__TASK REQUIREMENTS__
Print all the data, keeping every line exactly as it is.
═════ MATERIAL PROVIDED ═════
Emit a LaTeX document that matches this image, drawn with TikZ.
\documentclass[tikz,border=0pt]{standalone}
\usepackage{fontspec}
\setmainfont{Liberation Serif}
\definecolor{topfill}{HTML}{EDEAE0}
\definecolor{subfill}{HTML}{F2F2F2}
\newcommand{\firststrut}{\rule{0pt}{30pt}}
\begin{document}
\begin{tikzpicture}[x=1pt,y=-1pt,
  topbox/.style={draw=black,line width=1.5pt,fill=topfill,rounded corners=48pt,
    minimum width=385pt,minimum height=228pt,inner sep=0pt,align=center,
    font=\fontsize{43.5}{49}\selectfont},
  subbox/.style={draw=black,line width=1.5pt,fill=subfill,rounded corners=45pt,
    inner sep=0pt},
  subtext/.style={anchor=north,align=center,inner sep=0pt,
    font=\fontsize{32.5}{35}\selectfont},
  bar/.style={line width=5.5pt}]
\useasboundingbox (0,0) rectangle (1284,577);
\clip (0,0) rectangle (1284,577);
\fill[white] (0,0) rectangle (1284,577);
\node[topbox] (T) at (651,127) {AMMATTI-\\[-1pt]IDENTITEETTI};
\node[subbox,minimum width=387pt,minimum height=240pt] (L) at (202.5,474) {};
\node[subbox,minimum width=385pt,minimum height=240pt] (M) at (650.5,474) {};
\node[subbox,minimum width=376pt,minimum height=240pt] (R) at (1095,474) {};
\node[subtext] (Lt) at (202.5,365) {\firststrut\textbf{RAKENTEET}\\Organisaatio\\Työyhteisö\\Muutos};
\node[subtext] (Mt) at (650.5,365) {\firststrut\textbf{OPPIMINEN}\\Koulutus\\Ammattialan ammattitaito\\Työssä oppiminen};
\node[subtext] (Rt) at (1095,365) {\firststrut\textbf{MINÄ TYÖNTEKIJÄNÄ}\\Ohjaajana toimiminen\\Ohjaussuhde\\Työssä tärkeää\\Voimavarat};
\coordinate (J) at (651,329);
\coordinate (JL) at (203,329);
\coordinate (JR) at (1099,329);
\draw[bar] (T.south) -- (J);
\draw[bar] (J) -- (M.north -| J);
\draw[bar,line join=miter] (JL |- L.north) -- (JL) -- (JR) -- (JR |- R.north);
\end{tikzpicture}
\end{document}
═════
__FINAL RESULT__
Emit a LaTeX document that matches this image, drawn with TikZ.
\documentclass[tikz,border=0pt]{standalone}
\usepackage{fontspec}
\setmainfont{Liberation Serif}
\definecolor{topfill}{HTML}{EDEAE0}
\definecolor{subfill}{HTML}{F2F2F2}
\newcommand{\firststrut}{\rule{0pt}{30pt}}
\begin{document}
\begin{tikzpicture}[x=1pt,y=-1pt,
  topbox/.style={draw=black,line width=1.5pt,fill=topfill,rounded corners=48pt,
    minimum width=385pt,minimum height=228pt,inner sep=0pt,align=center,
    font=\fontsize{43.5}{49}\selectfont},
  subbox/.style={draw=black,line width=1.5pt,fill=subfill,rounded corners=45pt,
    inner sep=0pt},
  subtext/.style={anchor=north,align=center,inner sep=0pt,
    font=\fontsize{32.5}{35}\selectfont},
  bar/.style={line width=5.5pt}]
\useasboundingbox (0,0) rectangle (1284,577);
\clip (0,0) rectangle (1284,577);
\fill[white] (0,0) rectangle (1284,577);
\node[topbox] (T) at (651,127) {AMMATTI-\\[-1pt]IDENTITEETTI};
\node[subbox,minimum width=387pt,minimum height=240pt] (L) at (202.5,474) {};
\node[subbox,minimum width=385pt,minimum height=240pt] (M) at (650.5,474) {};
\node[subbox,minimum width=376pt,minimum height=240pt] (R) at (1095,474) {};
\node[subtext] (Lt) at (202.5,365) {\firststrut\textbf{RAKENTEET}\\Organisaatio\\Työyhteisö\\Muutos};
\node[subtext] (Mt) at (650.5,365) {\firststrut\textbf{OPPIMINEN}\\Koulutus\\Ammattialan ammattitaito\\Työssä oppiminen};
\node[subtext] (Rt) at (1095,365) {\firststrut\textbf{MINÄ TYÖNTEKIJÄNÄ}\\Ohjaajana toimiminen\\Ohjaussuhde\\Työssä tärkeää\\Voimavarat};
\coordinate (J) at (651,329);
\coordinate (JL) at (203,329);
\coordinate (JR) at (1099,329);
\draw[bar] (T.south) -- (J);
\draw[bar] (J) -- (M.north -| J);
\draw[bar,line join=miter] (JL |- L.north) -- (JL) -- (JR) -- (JR |- R.north);
\end{tikzpicture}
\end{document}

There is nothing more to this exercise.